C’est en effet dans ces erreurs, ces trébuchements, qui font danser la vie dont cette œuvre nous donne une sensible illustration, que nous sommes retenus pour le meilleur et pour le pire, pris comme une trame inégale à elle-même, ouvrant en déphasage des interlignes, ce qui du pas d’avant au pas d’après reste à mettre en question au travers de l’interprétation au point où elle fait défaut. C’est bien, comme dans notre confrontation à cette œuvre, notre regard et notre parole, c’est-à-dire notre présence au langage qui en fait autre chose (qu’un objet), qui anime l’écrit et suscite la parole. Il y va d’une responsabilité à commettre un don de soi.
Du tout
à l’injonction du dire juste,
il faut s’extirper du dire juste,
et, à vrai dire,
donner de soi,
un trou
à l’emprunt du langage,
une parole
Faute de « bon service, bonne performance », pour que l’image ne se fige pour l’éternité, on s’en arrêtera là, au reste, qu’on laissera s’échapper pour y retenir l’esquisse d’un mouvement. Il faut s’y déplacer, et le parler.
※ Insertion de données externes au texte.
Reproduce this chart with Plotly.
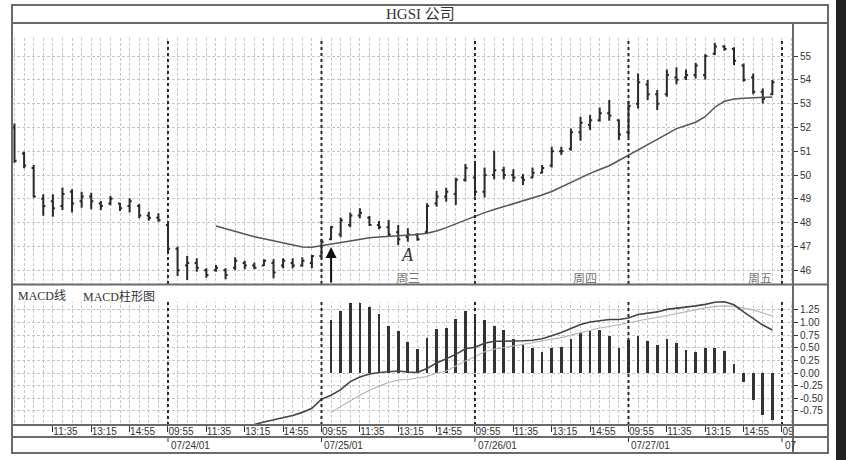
import plotly.graph_objects as go

# ---------------- data ----------------
bar_idx = list(range(80))  # 25-minute bars, 16 per session

highs = [52.17, 50.98, 50.42, 49.19, 49.19, 49.48, 49.40, 49.30, 49.26, 48.91,
         49.12, 48.84, 49.02, 48.78, 48.46, 48.39, 48.00, 46.99, 46.60, 46.50,
         46.08, 46.22, 46.08, 46.54, 46.40, 46.32, 46.46, 46.46, 46.50, 46.50,
         46.54, 46.64, 47.30, 47.86, 48.22, 48.42, 48.60, 48.28, 48.07, 48.11,
         47.90, 47.76, 47.55, 48.81, 49.33, 49.47, 49.89, 50.46, 50.50, 50.32,
         51.02, 50.35, 50.24, 50.04, 50.32, 50.42, 51.19, 51.19, 51.96, 52.45,
         52.52, 52.84, 53.15, 52.34, 53.10, 54.27, 53.99, 53.57, 54.44, 54.53,
         54.44, 54.72, 55.08, 55.56, 55.46, 55.37, 54.69, 54.27, 53.64, 53.99]
lows = [50.52, 50.28, 49.05, 48.29, 48.25, 48.53, 48.42, 48.63, 48.56, 48.53,
        48.73, 48.49, 48.42, 48.18, 48.08, 48.04, 46.80, 45.76, 45.59, 45.94,
        45.68, 45.94, 45.62, 46.01, 46.04, 46.04, 46.18, 45.66, 46.08, 46.08,
        46.15, 46.08, 46.50, 47.27, 47.38, 47.80, 48.18, 47.86, 47.72, 47.41,
        47.06, 47.20, 47.24, 47.52, 48.67, 48.88, 48.74, 49.72, 49.10, 49.06,
        49.82, 49.82, 49.72, 49.58, 49.86, 50.07, 50.32, 50.84, 51.02, 51.44,
        51.89, 52.24, 52.28, 51.47, 51.60, 52.80, 53.15, 52.73, 53.29, 53.82,
        53.99, 54.06, 54.02, 55.04, 55.22, 54.62, 53.92, 53.40, 53.01, 53.36]
opens = [52.00, 50.90, 50.30, 49.00, 48.90, 48.70, 49.30, 48.90, 49.10, 48.80,
         48.80, 48.80, 48.70, 48.70, 48.30, 48.20, 47.90, 46.90, 46.20, 46.30,
         46.00, 46.00, 46.00, 46.10, 46.30, 46.20, 46.20, 46.30, 46.20, 46.30,
         46.20, 46.30, 46.60, 47.30, 47.50, 47.90, 48.30, 48.20, 47.90, 47.80,
         47.60, 47.40, 47.50, 47.60, 48.80, 49.10, 49.20, 49.80, 49.90, 49.30,
         50.00, 50.20, 50.00, 49.90, 49.90, 50.10, 50.40, 51.00, 51.10, 51.80,
         52.10, 52.30, 52.60, 52.30, 51.80, 53.00, 53.80, 53.40, 53.40, 54.10,
         54.10, 54.20, 54.20, 55.10, 55.40, 55.30, 54.60, 54.10, 53.50, 53.40]
closes = [50.60, 50.40, 49.10, 48.70, 48.60, 49.20, 48.80, 49.10, 48.90, 48.70,
          49.00, 48.60, 48.90, 48.30, 48.20, 48.10, 46.90, 46.00, 46.30, 46.10,
          45.80, 46.10, 45.80, 46.40, 46.20, 46.10, 46.40, 45.90, 46.40, 46.20,
          46.40, 46.60, 47.20, 47.80, 48.10, 48.30, 48.40, 47.90, 47.80, 47.50,
          47.30, 47.50, 47.30, 48.70, 49.10, 49.30, 49.80, 50.30, 49.30, 50.00,
          50.20, 50.00, 49.90, 49.80, 50.10, 50.30, 51.00, 51.00, 51.80, 52.20,
          52.30, 52.60, 52.50, 51.70, 52.90, 53.90, 53.40, 53.00, 54.20, 54.00,
          54.20, 54.60, 55.00, 55.40, 55.30, 54.80, 54.00, 53.50, 53.20, 53.90]

ma_start = 21
ma_vals = [47.86, 47.74, 47.62, 47.52, 47.41, 47.32, 47.23, 47.13, 47.05, 46.98,
           46.96, 47.02, 47.07, 47.16, 47.23, 47.30, 47.36, 47.40, 47.42, 47.44,
           47.47, 47.50, 47.55, 47.65, 47.79, 47.95, 48.12, 48.28, 48.42, 48.55,
           48.67, 48.79, 48.90, 49.02, 49.16, 49.31, 49.50, 49.68, 49.90, 50.07,
           50.23, 50.39, 50.61, 50.84, 51.08, 51.28, 51.50, 51.72, 51.95, 52.08,
           52.22, 52.45, 52.85, 53.10, 53.20, 53.23, 53.25, 53.27, 53.28]

macd_start = 24
macd_vals = [-1.10, -1.02, -0.97, -0.93, -0.89, -0.84, -0.78, -0.70, -0.52, -0.44,
             -0.33, -0.17, -0.08, -0.02, 0.01, 0.03, 0.04, 0.02, 0.01, 0.09,
             0.20, 0.28, 0.37, 0.48, 0.51, 0.59, 0.63, 0.63, 0.63, 0.64,
             0.65, 0.68, 0.74, 0.80, 0.88, 0.96, 1.01, 1.04, 1.06, 1.06,
             1.09, 1.16, 1.19, 1.21, 1.26, 1.28, 1.30, 1.33, 1.36, 1.40,
             1.41, 1.35, 1.21, 1.08, 0.95, 0.85]

signal_start = 33
signal_vals = [-0.78, -0.66, -0.55, -0.44, -0.34, -0.26, -0.19, -0.14, -0.13, -0.10,
               -0.07, 0.00, 0.04, 0.14, 0.24, 0.32, 0.42, 0.47, 0.50, 0.53,
               0.56, 0.60, 0.64, 0.67, 0.70, 0.75, 0.80, 0.85, 0.89, 0.92,
               0.96, 1.00, 1.03, 1.07, 1.10, 1.14, 1.18, 1.22, 1.26, 1.29,
               1.32, 1.33, 1.32, 1.29, 1.25, 1.19, 1.13]

hist_start = 33
hist_vals = [1.04, 1.23, 1.39, 1.39, 1.31, 1.16, 0.94, 0.84, 0.61, 0.47,
             0.69, 0.88, 0.90, 1.06, 1.23, 1.10, 1.04, 0.93, 0.85, 0.67,
             0.55, 0.49, 0.41, 0.50, 0.52, 0.67, 0.80, 0.84, 0.85, 0.73,
             0.49, 0.65, 0.73, 0.64, 0.55, 0.67, 0.59, 0.46, 0.42, 0.49,
             0.49, 0.44, 0.18, -0.17, -0.53, -0.83, -0.94]

price_ticks = [46, 47, 48, 49, 50, 51, 52, 53, 54, 55]
macd_ticks = [-0.75, -0.50, -0.25, 0.00, 0.25, 0.50, 0.75, 1.00, 1.25]

day_starts = [16, 32, 48, 64, 80]
date_labels = ["07/24/01", "07/25/01", "07/26/01", "07/27/01", "07"]
time_tick_idx = [4, 8, 12, 16, 20, 24, 28, 32, 36, 40, 44, 48, 52, 56, 60, 64, 68, 72, 76, 80]
time_tick_text = ["11:35", "13:15", "14:55",
                  "09:55", "11:35", "13:15", "14:55",
                  "09:55", "11:35", "13:15", "14:55",
                  "09:55", "11:35", "13:15", "14:55",
                  "09:55", "11:35", "13:15", "14:55",
                  "09"]

title_text = "HGSI 公司"
weekday_notes = ["周三", "周四", "周五"]
weekday_note_x = [41, 59.5, 77.7]
arrow_bar = 33
label_a_bar = 41

# ---------------- layout helpers ----------------
W, H = 846, 460
def px(x):
    return x / W
def py(y):
    return 1 - y / H

X_RANGE = [-0.26, 81.15]
Y_RANGE = [45.42, 56.39]
Y2_RANGE = [-1.03, 1.743]
GRID = "#c6c6c6"
INK = "#2a2a2a"
SERIF = "Liberation Serif, Noto Sans CJK SC, serif"
CJK = "Noto Sans CJK SC, sans-serif"
NUMFONT = "Liberation Sans Narrow, Arial Narrow, Liberation Sans, Arial, sans-serif"

fig = go.Figure()

fig.add_trace(go.Ohlc(
    x=bar_idx, open=opens, high=highs, low=lows, close=closes,
    increasing=dict(line=dict(color=INK, width=2)),
    decreasing=dict(line=dict(color=INK, width=2)),
    tickwidth=0.22, xaxis="x", yaxis="y", showlegend=False, hoverinfo="skip"))

fig.add_trace(go.Scatter(
    x=list(range(ma_start, ma_start + len(ma_vals))), y=ma_vals,
    mode="lines", line=dict(color="#555555", width=1.5),
    xaxis="x", yaxis="y", showlegend=False, hoverinfo="skip"))

fig.add_trace(go.Bar(
    x=list(range(hist_start, hist_start + len(hist_vals))), y=hist_vals,
    width=0.28, marker=dict(color="#333333", line=dict(width=0)),
    xaxis="x2", yaxis="y2", showlegend=False, hoverinfo="skip"))

fig.add_trace(go.Scatter(
    x=list(range(signal_start, signal_start + len(signal_vals))), y=signal_vals,
    mode="lines", line=dict(color="#b4b4b4", width=1.1),
    xaxis="x2", yaxis="y2", showlegend=False, hoverinfo="skip"))

fig.add_trace(go.Scatter(
    x=list(range(macd_start, macd_start + len(macd_vals))), y=macd_vals,
    mode="lines", line=dict(color="#444444", width=1.6),
    xaxis="x2", yaxis="y2", showlegend=False, hoverinfo="skip"))

xdom = [px(12), px(793)]
grid_common = dict(gridcolor=GRID, griddash="3px,2px", gridwidth=1)

fig.update_layout(
    width=W, height=H,
    margin=dict(l=0, r=0, t=0, b=0, pad=0),
    paper_bgcolor="white", plot_bgcolor="white",
    bargap=0,
    xaxis=dict(domain=xdom, range=X_RANGE, anchor="y",
               tickmode="linear", tick0=0, dtick=1, showticklabels=False, ticks="",
               showgrid=True, zeroline=False, showline=False,
               rangeslider=dict(visible=False), **grid_common),
    yaxis=dict(domain=[py(284), py(23)], range=Y_RANGE, anchor="x", side="right",
               tickmode="array", tickvals=price_ticks,
               ticktext=[str(v) for v in price_ticks],
               ticks="outside", ticklen=4, tickcolor="#333", tickwidth=1,
               tickfont=dict(family=NUMFONT, size=10, color="#333"),
               showgrid=True, zeroline=False, showline=False, **grid_common),
    xaxis2=dict(domain=xdom, range=X_RANGE, anchor="y2",
                tickmode="array", tickvals=time_tick_idx, ticktext=time_tick_text,
                ticks="outside", ticklen=6, tickcolor="#333", tickwidth=1,
                ticklabelposition="outside right", ticklabelstandoff=-3,
                tickfont=dict(family=NUMFONT, size=10, color="#333"),
                showgrid=True, zeroline=False, showline=False,
                minor=dict(tickmode="linear", tick0=0, dtick=1, showgrid=True,
                           ticks="", gridcolor=GRID, griddash="3px,2px", gridwidth=1),
                **grid_common),
    yaxis2=dict(domain=[py(425), py(285)], range=Y2_RANGE, anchor="x2", side="right",
                tickmode="array", tickvals=macd_ticks,
                ticktext=[f"{v:.2f}" for v in macd_ticks],
                ticks="outside", ticklen=4, tickcolor="#333", tickwidth=1,
                tickfont=dict(family=NUMFONT, size=10, color="#333"),
                showgrid=True, zeroline=False, showline=False, **grid_common),
)

shapes = []
# masks hiding the grid above the plotting field of each panel
shapes.append(dict(type="rect", xref="x", yref="y", x0=X_RANGE[0], x1=X_RANGE[1],
                   y0=55.76, y1=Y_RANGE[1], fillcolor="white", line=dict(width=0),
                   layer="between"))
shapes.append(dict(type="rect", xref="x2", yref="y2", x0=X_RANGE[0], x1=X_RANGE[1],
                   y0=1.41, y1=Y2_RANGE[1], fillcolor="white", line=dict(width=0),
                   layer="between"))
# day separators
for d in day_starts:
    shapes.append(dict(type="line", xref="x", yref="y", x0=d, x1=d, y0=Y_RANGE[0], y1=55.76,
                       line=dict(color=INK, width=2, dash="dot"), layer="above"))
    shapes.append(dict(type="line", xref="x2", yref="y2", x0=d, x1=d, y0=Y2_RANGE[0], y1=1.41,
                       line=dict(color=INK, width=2, dash="dot"), layer="above"))
    shapes.append(dict(type="line", xref="x2", yref="paper", x0=d, x1=d, y0=py(437), y1=py(442),
                       line=dict(color="#333", width=1)))
# frame
FR = "#6a6a6a"
shapes.append(dict(type="rect", xref="paper", yref="paper", x0=px(12), x1=px(828),
                   y0=py(453), y1=py(5), line=dict(color=FR, width=2)))
for yy in [23, 284.5, 425, 437]:
    shapes.append(dict(type="line", xref="paper", yref="paper", x0=px(12), x1=px(828),
                       y0=py(yy), y1=py(yy), line=dict(color=FR, width=2)))
shapes.append(dict(type="line", xref="paper", yref="paper", x0=px(793), x1=px(793),
                   y0=py(453), y1=py(23), line=dict(color=FR, width=2)))
# dark scan edge on the right
shapes.append(dict(type="line", xref="paper", yref="paper", x0=px(841), x1=px(841),
                   y0=0, y1=1, line=dict(color="#222222", width=10), layer="above"))
fig.update_layout(shapes=shapes)

ann = []
ann.append(dict(text=title_text, xref="paper", yref="paper", x=px(420), y=py(14),
                xanchor="center", yanchor="middle",
                showarrow=False, font=dict(family=SERIF, size=15, color="#333")))
ann.append(dict(text="MACD线", xref="paper", yref="paper", x=px(16), y=py(296),
                xanchor="left", yanchor="middle",
                showarrow=False, font=dict(family=SERIF, size=12, color="#333")))
ann.append(dict(text="MACD柱形图", xref="paper", yref="paper", x=px(81), y=py(296),
                xanchor="left", yanchor="middle",
                showarrow=False, font=dict(family=SERIF, size=12, color="#333")))
for lab, d in zip(date_labels, day_starts):
    ann.append(dict(text=lab, xref="x2", yref="paper", x=d, y=py(445), xanchor="left",
                    yanchor="middle", xshift=1, showarrow=False,
                    font=dict(family=NUMFONT, size=10, color="#333")))
for lab, xv in zip(weekday_notes, weekday_note_x):
    ann.append(dict(text=lab, xref="x", yref="paper", x=xv, y=py(277),
                    xanchor="center", yanchor="middle",
                    showarrow=False, font=dict(family=CJK, size=12, color="#777")))
ann.append(dict(text="<i>A</i>", xref="x", yref="y", x=label_a_bar, y=lows[label_a_bar] - 0.55,
                xanchor="center", yanchor="middle",
                showarrow=False, font=dict(family=SERIF, size=18, color="#333")))
ann.append(dict(text="", xref="x", yref="y", x=arrow_bar, y=lows[arrow_bar] - 0.3,
                ax=0, ay=37, showarrow=True, arrowhead=2, arrowsize=1.1, arrowwidth=2,
                arrowcolor="#111", standoff=0))
fig.update_layout(annotations=ann)

fig.write_html("out.html", config={"displayModeBar": False},
               post_script="document.body.style.margin='0px';document.body.style.overflow='hidden';")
Nous conclurons en vous invitant grandement à aller y faire un tour (lequel ? pourrait être la question), et à découvrir d’autres travaux étonnants où par exemple, « entendre ne va pas sans croquer » ( il s'agit d'une œuvre utilisant le mécanisme de l'audition reposant sur la conduction osseuse : si on fait vibrer l'os de la mâchoire, il est possible d'entendre sans que le son ne soit porté directement par l'air), où la figure de l’analyste n’est pas absente, pas sans marques, et où il est possible de vivre la confrontation « directe » au trait.